Traditional analysis in the area using these computing and data services revolves around the creation of physics-based models. These are developed and executed by geoscience professionals with a deep understanding of geology, geophysics, engineering, reservoir dynamics, production technology, and economics, among other things. Data managers support these geoscience professionals to ensure high-quality data that powers the decision-making process. In contexts with a high data density, significant actions are now being invested in advanced analytical techniques such as machine learning to augment decisions traditionally made exclusively by geoscientists and engineers.
Many scientists and companies believe that they can generate fresh insight, reduce decision cycle times, and steal a march on their competition by automating the search for patterns and relationships in their data. Therefore, geophysics and data science, including algorithms, mathematical models, and computing, must converge for developing experiments for obtaining insight and foresight about the observations contained in data collections. Furthermore, experiments represent best practices for addressing problems and questions on geophysics that must be treated as data and knowledge to be shared and reused by scientists and practitioners.

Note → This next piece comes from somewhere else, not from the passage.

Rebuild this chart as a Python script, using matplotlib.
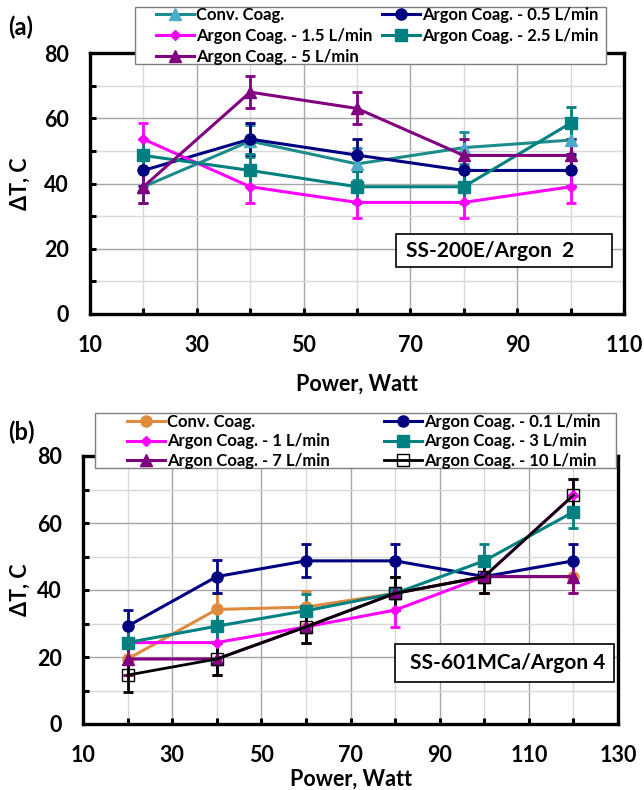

The ADAGEO Summit and Thematic School aim at promoting scientific discussion and practical actions and projects that can address geosciences problems through data science solutions. Thereby, the activities and interaction in this event will build a scientific and practitioners’ transdisciplinary community the will develop a novel way of doing geosciences.
Topics
Experiments will provide the ground to devise new data curation approaches to define new techniques for processing heterogeneous data. In addition, statistical knowledge is essential for extracting information from the massive amount of data we will process. New methods and models will be crucial to model data and make conclusions in a timely fashion.